Extensive Vic West project gets green light after community feedback

Plans include affordable housing, active transportation routes and more

Victoria City Council has approved the Victoria West Neighbourhood Plan following a public hearing Thursday night.

Planning began in spring 2016 to revitalize and expand the Vic West neighbourhood, and an extensive project has been set out with short term plans, running from 2018-2020, and ongoing plans targeting the next 20-25 years.

Senior Planner Kristina Bouris said after a lot of public feedback there were several priorities to address. These included affordable housing, creating active transportation routes, further establishing Westside Village and Craigflower Village as neighbourhood hearts, creating more vehicle parking options and further developing and maintaining parks, open spaces and waterways.

While final details are yet to be determined, overall highlights include:

  • Making way for up to 3,500 housing units, including those approved in private developments with The Dockside Green, The Railyards and Bayview Place. These will be mixed housing types and densities depending on the specific areas.
  • Creating an active transportation network that includes an All Ages and Abilities bike network, including lanes along the east side of Harbour Rd. to connect the downtown with the Galloping Goose Trail via the Johnson St. Bridge. Another bike route will also be constructed along the E&N Rail Trail from Esquimalt Rd. crossing the Johnson St. Bridge, though, due to the fact that this will cut through private land owned by Bayview Place, a temporary route along Kimta St. may be put into place until the development is completed.

A concept diagram of active transportation routes, as part of the Vic West Neighbourhood plan. (Screenshot, City of Victoria)

  • Establishing vehicle and bicycle parking spaces, as well as offering areas designated for car sharing and electric vehicle charging stations
  • Assessing transit, rail and marine networks, including the continued assessment to re-establish train service along the E&N rail corridor
  • Improving and restoring the conditions of the Gorge Waterway, and complete waterfront pedestrian routes around the Gorge Waterway and Outer Harbour.
  • Improving and maintaining parks and adding interpretive signage for educational purposes and cultural signage as determined by the Songhees and Esquimalt First Nations.
  • Maintaining and expanding urban forests on public and private lands
  • Further developing urban villages, including Westside Village, where more retail spaces, restaurants, and mixed residential and commercial units will be installed with with a maximum height of 20m (six storeys) and maximum density of two-point-five floor space ratio. Craigflower Village would have similar goals with a maximum height of 10.7 m (three storeys) and a one-point-five to one floor space ratio.

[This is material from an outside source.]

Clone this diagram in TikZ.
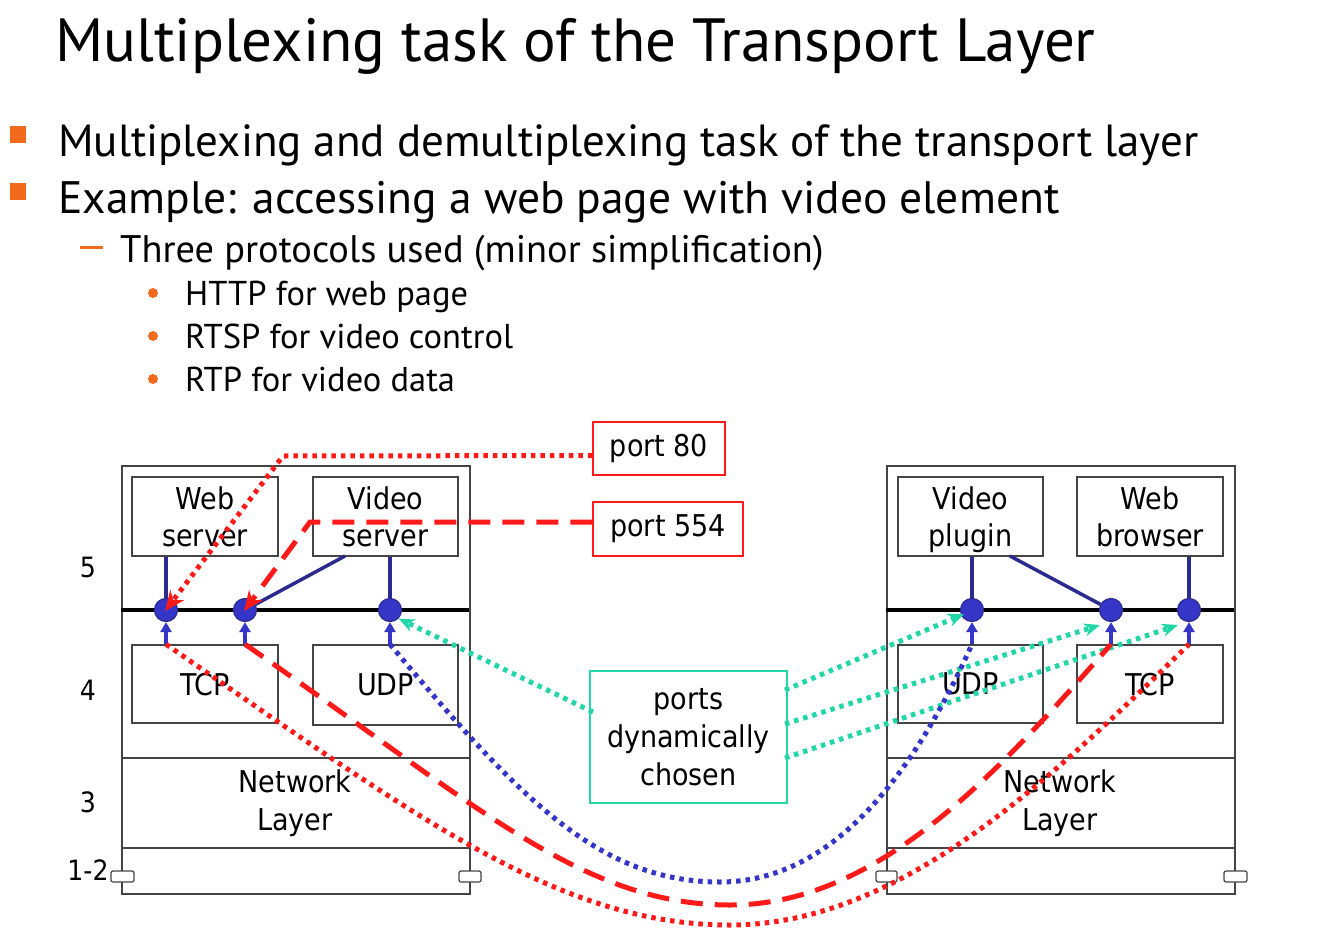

A concept diagram of Westside Village is part of the Vic West Neighbourhood plan. (Screenshot, City of Victoria)

  • Maintaining employment lands and light industrial areas such as the Point Hope Shipyard
  • Maintaining heritage sites, such as the E&N Roundhouse, Ormond’s Biscuit Factory, and other heritage buildings. Council voted for a motion to direct staff to work directly with Robert St. residents to create a heritage conservation area, and to help develop a city-wide policy for citizen-led heritage conservation areas
  • Continuing to support neighbourhood food systems including establishing year-round farmer’s markets and community gardens

“This has been a tremendous process, and it’s evident from all the comments that people love their community, ” Victoria Mayor Lisa Helps said Thursday. “This is about knitting together the neighbourhood, and the plan has done that, but it’s also what this entire process has done. I am very happy to support this.”